If Shein’s top-down, direct-supply-chain management is “uniquely fit for clothing,” Amazon’s is perhaps uniquely unfit, composed of sellers whom Amazon can incentivize, penalize, nudge, and cajole into competing with Shein — but whom it doesn’t really command — and whose sensitivity to TikTok trends, celebrity fashion, and teenage whims is limited by their arm’s-length relationships with the Amazon machine, with overseas manufacturers (some of whom also produce products for Shein), and with Amazon’s customers, who encounter their products in jumbled searches and ads, not through influencers or friends in social feeds.
Beyond its fee changes, Amazon has signaled nervousness about changing shopping habits and brand perception. It turns out that some of the things that have long made premium brands nervous about working with Amazon — specifically, the profoundly unpleasurable and undifferentiated shopping experience on its apps and site, which borders on hostile to the very concept of a brand — are just as relevant in the degraded but equally aspirational world of fast fashion, meaning that Amazon’s enormous apparel business is vulnerable from the top and bottom of the market. (In response to Shein, as well as the launch of TikTok’s own shopping feature, Amazon has also partnered with Meta, Snap, and Pinterest to integrate Amazon listings and checkout features directly into social-media feeds.)

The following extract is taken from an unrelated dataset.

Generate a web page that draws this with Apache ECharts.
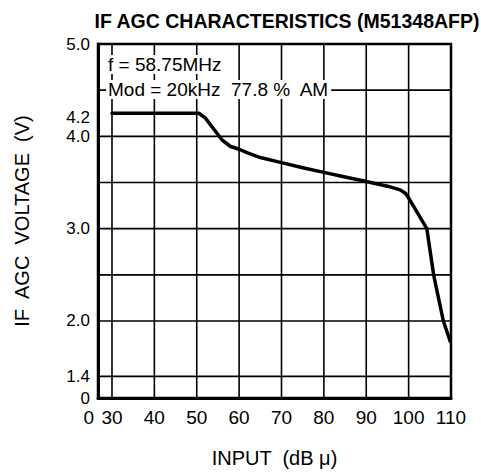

Amazon, in other words, is doing its best to replicate Shein’s success. Meanwhile, Shein is in the process of becoming more like Amazon, expanding its product categories and recruiting sellers — some poached directly from Amazon — for a marketplace of its own. I wouldn’t bet on Shein as a comprehensive threat to Amazon’s business in America. But it has already accomplished something that no other retailer has in quite a few years: It’s put the Everything Store on defense.